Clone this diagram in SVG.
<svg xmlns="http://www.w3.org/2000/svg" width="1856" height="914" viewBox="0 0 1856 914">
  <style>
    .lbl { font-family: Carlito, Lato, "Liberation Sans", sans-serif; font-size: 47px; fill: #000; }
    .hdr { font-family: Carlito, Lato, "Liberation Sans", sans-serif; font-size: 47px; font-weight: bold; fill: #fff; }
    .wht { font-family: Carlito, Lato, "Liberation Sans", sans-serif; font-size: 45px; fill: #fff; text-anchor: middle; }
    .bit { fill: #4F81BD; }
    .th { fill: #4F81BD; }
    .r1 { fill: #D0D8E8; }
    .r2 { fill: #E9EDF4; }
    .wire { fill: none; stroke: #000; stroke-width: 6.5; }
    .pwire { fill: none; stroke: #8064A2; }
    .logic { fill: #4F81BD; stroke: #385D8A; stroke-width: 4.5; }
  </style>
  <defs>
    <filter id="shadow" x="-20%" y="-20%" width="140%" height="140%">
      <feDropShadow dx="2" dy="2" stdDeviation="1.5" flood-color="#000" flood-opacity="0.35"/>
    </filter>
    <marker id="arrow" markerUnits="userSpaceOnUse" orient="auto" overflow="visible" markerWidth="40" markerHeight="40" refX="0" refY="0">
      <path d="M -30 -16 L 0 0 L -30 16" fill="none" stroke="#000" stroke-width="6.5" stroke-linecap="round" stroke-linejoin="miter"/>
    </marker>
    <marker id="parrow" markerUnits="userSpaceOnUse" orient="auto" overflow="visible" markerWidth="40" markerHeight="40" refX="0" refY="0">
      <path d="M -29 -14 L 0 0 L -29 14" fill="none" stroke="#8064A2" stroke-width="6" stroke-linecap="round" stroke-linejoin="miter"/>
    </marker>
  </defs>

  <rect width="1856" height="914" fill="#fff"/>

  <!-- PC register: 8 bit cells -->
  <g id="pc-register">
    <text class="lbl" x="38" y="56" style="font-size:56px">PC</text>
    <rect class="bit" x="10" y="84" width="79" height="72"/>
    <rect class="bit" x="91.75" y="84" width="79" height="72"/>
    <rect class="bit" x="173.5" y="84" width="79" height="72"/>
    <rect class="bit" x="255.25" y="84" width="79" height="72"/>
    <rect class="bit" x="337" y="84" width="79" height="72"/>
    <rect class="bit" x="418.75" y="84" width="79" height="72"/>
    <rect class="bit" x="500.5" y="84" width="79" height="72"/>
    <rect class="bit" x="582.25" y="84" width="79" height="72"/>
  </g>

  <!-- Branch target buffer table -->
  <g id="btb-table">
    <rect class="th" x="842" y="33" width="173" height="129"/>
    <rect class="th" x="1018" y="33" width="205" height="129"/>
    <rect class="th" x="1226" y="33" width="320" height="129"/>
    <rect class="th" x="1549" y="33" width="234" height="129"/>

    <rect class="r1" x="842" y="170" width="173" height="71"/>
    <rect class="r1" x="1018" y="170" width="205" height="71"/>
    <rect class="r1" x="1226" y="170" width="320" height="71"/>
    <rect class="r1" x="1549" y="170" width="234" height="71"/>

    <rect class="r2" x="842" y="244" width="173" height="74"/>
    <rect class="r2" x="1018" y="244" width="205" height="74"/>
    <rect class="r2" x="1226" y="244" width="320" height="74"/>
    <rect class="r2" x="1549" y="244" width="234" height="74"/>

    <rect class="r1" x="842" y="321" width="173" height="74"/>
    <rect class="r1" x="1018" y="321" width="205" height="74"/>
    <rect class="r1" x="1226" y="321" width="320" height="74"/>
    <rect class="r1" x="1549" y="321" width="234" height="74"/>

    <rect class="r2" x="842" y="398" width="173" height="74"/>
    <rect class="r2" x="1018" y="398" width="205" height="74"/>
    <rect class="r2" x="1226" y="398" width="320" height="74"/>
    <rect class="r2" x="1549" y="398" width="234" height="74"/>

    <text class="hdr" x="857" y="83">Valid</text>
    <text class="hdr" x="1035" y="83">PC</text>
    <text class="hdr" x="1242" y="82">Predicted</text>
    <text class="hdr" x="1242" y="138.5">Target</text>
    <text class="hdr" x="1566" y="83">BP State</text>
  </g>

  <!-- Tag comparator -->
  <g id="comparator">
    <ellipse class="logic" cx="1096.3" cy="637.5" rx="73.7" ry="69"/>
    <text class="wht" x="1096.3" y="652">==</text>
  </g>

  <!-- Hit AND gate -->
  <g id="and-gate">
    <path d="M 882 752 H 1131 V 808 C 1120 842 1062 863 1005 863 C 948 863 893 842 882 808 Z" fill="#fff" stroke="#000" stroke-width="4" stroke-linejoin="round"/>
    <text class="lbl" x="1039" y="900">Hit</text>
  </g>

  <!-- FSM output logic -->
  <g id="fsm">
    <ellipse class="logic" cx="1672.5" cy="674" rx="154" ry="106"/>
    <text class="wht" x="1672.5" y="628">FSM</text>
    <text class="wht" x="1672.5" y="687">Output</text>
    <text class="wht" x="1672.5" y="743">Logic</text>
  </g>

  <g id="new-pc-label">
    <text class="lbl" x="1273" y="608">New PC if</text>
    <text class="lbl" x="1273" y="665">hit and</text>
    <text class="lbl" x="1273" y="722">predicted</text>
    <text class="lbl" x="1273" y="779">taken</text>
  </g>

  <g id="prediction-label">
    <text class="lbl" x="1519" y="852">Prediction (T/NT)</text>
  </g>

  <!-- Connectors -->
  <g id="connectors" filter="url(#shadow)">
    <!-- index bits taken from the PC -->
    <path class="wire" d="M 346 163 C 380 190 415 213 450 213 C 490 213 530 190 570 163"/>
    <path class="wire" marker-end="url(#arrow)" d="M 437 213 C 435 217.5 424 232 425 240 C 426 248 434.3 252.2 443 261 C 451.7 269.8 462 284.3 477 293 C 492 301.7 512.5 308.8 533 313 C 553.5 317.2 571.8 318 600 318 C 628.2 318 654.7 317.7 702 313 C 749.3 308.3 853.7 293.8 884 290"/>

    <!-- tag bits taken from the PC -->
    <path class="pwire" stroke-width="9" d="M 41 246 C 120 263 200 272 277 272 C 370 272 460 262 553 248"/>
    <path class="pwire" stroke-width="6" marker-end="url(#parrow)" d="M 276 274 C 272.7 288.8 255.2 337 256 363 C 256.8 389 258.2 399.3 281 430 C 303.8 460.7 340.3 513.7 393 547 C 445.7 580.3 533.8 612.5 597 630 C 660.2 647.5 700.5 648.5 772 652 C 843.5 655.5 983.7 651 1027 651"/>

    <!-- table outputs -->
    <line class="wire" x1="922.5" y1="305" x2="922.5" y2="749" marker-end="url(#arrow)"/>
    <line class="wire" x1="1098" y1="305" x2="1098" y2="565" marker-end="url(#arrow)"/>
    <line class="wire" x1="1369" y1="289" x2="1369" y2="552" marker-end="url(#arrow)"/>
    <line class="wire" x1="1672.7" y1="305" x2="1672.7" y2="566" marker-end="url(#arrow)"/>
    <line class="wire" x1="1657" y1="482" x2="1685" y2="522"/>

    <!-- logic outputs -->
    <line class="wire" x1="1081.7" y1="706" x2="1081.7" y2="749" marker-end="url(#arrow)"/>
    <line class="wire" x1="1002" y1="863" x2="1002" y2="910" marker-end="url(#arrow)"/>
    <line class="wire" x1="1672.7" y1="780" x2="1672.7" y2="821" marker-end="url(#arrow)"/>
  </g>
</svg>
---
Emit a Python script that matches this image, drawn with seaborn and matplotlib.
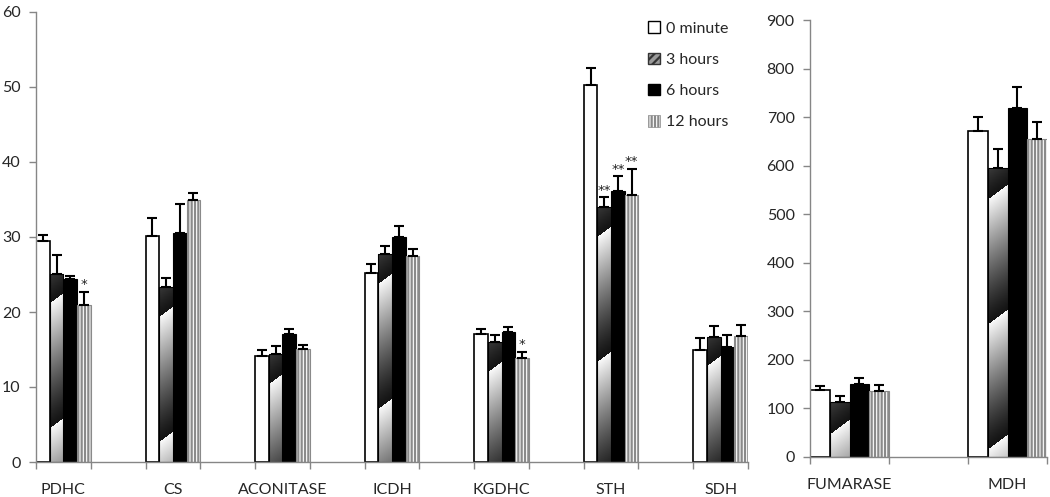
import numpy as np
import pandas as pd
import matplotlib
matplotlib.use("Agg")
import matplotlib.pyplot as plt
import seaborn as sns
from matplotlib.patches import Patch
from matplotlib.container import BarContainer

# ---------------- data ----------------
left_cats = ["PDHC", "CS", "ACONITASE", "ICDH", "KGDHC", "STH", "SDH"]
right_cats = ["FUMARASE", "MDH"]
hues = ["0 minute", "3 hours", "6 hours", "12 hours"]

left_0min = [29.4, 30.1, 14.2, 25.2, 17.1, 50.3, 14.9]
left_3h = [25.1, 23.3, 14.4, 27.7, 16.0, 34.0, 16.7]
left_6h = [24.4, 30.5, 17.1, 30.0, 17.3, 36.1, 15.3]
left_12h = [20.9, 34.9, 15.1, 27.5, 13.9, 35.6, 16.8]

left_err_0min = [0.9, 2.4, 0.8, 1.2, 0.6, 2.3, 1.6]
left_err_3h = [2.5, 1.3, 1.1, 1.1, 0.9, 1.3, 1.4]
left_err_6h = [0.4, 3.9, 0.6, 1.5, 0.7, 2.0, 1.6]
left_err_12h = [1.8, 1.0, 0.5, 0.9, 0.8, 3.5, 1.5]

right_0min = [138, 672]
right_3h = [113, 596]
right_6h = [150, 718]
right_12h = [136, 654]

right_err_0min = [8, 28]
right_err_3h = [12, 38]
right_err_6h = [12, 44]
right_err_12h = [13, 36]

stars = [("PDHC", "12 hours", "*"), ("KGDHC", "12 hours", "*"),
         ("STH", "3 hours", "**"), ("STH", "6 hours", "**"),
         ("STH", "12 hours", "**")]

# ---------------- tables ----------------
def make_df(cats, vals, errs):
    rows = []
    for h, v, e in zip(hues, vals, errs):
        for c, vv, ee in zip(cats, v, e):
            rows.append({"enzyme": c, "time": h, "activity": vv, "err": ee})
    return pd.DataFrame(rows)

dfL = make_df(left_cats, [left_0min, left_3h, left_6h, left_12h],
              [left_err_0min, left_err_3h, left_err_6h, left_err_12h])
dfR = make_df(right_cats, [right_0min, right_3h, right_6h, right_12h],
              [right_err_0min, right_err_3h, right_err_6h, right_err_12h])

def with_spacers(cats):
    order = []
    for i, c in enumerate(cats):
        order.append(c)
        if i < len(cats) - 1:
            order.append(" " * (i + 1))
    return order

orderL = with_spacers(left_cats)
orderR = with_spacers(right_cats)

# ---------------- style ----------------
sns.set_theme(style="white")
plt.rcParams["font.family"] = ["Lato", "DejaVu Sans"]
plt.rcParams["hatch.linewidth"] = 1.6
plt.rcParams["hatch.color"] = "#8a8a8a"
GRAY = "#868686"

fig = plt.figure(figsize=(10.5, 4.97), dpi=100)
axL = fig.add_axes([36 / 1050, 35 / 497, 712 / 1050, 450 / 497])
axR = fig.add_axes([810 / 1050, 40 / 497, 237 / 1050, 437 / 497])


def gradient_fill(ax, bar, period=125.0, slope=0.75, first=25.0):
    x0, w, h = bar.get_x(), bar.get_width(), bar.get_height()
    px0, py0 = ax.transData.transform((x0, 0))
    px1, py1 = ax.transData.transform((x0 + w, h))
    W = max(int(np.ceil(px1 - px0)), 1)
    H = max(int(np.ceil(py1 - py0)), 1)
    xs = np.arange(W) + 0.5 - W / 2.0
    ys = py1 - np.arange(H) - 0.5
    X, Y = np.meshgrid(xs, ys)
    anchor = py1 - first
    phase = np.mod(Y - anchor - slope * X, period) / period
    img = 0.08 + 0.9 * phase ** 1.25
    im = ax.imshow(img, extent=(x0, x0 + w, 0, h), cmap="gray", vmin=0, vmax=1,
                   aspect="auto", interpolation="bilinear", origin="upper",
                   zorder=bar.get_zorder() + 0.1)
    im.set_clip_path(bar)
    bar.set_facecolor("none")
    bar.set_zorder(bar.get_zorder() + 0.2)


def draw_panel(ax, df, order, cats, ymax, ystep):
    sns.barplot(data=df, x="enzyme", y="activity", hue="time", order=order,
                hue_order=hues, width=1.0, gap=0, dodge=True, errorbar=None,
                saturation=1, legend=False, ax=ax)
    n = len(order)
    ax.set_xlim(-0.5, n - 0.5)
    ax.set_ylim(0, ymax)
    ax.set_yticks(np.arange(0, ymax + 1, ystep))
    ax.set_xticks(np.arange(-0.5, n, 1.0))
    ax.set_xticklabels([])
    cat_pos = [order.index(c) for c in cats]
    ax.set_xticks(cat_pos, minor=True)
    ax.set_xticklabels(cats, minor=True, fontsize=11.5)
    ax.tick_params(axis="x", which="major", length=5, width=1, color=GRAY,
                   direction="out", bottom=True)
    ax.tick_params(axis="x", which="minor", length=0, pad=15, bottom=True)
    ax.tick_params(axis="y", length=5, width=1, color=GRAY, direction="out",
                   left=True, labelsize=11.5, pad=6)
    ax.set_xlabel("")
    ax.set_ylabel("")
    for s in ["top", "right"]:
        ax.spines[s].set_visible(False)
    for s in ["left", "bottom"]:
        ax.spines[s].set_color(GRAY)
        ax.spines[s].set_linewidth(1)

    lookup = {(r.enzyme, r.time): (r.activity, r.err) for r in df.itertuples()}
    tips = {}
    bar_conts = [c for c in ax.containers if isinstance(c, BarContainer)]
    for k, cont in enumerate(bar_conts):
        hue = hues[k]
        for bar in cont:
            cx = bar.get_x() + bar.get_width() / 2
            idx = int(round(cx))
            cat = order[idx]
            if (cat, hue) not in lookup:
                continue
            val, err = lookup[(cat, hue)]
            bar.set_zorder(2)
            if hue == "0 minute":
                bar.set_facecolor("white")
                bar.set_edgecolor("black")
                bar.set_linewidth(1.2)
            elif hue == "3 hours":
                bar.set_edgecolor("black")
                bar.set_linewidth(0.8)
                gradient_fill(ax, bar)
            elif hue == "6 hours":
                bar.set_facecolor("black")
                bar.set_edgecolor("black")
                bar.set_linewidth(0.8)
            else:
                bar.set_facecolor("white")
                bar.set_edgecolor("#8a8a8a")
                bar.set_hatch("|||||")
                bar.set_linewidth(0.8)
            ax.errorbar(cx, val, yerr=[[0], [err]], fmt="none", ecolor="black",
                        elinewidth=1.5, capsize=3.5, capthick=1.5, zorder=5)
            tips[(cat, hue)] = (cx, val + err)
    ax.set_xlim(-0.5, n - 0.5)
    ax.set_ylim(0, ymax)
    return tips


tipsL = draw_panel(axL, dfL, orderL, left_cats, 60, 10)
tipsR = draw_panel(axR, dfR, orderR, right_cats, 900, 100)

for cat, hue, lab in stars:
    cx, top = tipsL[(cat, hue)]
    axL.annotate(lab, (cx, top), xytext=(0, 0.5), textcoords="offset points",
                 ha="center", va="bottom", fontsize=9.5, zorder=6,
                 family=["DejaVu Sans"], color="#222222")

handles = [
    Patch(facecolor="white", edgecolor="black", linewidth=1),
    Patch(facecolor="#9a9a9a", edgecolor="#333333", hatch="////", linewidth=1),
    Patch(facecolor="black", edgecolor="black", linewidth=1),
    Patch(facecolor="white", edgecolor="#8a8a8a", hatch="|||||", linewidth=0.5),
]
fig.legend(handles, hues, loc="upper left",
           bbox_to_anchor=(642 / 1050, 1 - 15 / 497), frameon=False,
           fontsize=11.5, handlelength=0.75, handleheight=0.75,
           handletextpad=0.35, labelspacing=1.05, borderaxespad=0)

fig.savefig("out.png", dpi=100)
---
• _Task statement_
Extract all lines that hold the word "matplotlib".

• _Expected answer_
Emit a Python script that matches this image, drawn with seaborn and matplotlib.
import matplotlib
matplotlib.use("Agg")
import matplotlib.pyplot as plt
from matplotlib.patches import Patch
from matplotlib.container import BarContainer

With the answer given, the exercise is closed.